# [Objective]
Track down the lines that contain "seaborn" and copy them.

# [Provided material]

* * *

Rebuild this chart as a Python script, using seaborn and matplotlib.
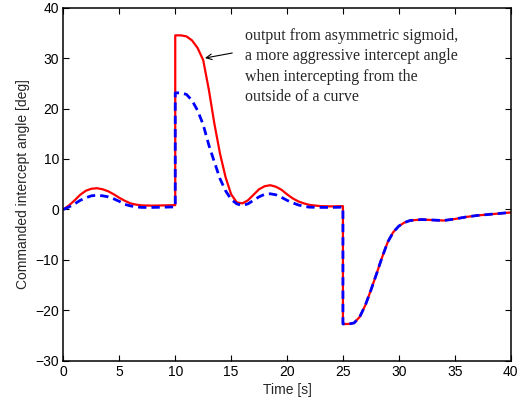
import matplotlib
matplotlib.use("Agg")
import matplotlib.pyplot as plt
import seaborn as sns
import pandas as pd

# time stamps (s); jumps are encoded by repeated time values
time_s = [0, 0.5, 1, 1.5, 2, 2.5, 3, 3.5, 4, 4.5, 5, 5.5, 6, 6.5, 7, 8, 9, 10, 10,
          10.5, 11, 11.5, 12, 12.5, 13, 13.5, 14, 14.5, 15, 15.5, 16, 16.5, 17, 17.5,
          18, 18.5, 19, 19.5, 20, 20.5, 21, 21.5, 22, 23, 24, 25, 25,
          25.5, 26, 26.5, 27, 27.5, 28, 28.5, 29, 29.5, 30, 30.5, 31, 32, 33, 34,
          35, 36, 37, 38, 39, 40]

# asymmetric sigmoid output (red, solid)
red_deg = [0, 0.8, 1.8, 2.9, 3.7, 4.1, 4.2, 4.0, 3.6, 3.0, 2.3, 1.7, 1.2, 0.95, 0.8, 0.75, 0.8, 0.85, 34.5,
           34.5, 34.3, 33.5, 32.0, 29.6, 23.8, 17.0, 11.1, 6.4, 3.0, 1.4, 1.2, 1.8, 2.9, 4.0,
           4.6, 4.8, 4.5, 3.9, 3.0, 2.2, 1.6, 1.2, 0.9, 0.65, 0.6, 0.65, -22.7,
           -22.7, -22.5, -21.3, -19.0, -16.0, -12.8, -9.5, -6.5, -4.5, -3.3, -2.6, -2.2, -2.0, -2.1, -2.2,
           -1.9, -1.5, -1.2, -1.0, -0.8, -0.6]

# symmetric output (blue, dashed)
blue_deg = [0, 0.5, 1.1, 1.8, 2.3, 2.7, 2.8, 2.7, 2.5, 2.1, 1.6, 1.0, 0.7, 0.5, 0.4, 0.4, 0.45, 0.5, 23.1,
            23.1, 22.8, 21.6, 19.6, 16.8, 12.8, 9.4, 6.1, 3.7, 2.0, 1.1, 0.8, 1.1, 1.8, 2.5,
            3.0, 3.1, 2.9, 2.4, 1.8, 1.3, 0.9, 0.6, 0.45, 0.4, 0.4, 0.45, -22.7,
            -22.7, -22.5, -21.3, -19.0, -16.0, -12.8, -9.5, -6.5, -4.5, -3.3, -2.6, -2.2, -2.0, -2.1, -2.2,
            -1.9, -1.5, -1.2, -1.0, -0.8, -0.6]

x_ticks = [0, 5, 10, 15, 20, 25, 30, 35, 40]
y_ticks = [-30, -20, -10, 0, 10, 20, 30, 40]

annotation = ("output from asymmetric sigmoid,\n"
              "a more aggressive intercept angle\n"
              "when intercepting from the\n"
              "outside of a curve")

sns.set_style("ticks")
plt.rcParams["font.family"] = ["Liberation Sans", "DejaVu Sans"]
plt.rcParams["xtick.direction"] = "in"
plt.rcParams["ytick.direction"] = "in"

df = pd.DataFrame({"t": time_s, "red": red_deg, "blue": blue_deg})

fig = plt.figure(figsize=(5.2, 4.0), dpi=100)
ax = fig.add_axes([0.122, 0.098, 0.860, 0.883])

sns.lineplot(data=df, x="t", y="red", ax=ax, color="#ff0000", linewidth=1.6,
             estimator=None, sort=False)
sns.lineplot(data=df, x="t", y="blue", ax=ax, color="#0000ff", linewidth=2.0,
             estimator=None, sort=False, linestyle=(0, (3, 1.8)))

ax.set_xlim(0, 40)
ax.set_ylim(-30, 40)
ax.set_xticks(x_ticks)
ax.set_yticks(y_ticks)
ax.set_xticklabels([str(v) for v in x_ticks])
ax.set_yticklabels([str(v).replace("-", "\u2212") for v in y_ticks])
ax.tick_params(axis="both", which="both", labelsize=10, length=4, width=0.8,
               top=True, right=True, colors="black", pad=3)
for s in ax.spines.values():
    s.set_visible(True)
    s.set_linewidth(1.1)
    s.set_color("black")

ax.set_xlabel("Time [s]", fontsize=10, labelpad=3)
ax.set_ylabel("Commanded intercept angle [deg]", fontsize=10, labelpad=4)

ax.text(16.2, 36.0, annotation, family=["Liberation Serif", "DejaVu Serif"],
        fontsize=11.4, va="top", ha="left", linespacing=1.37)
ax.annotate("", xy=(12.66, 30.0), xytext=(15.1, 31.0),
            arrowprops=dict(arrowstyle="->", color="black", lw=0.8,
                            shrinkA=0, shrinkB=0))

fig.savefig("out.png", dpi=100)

* * *

# [Response for this exercise]
Rebuild this chart as a Python script, using seaborn and matplotlib.
import seaborn as sns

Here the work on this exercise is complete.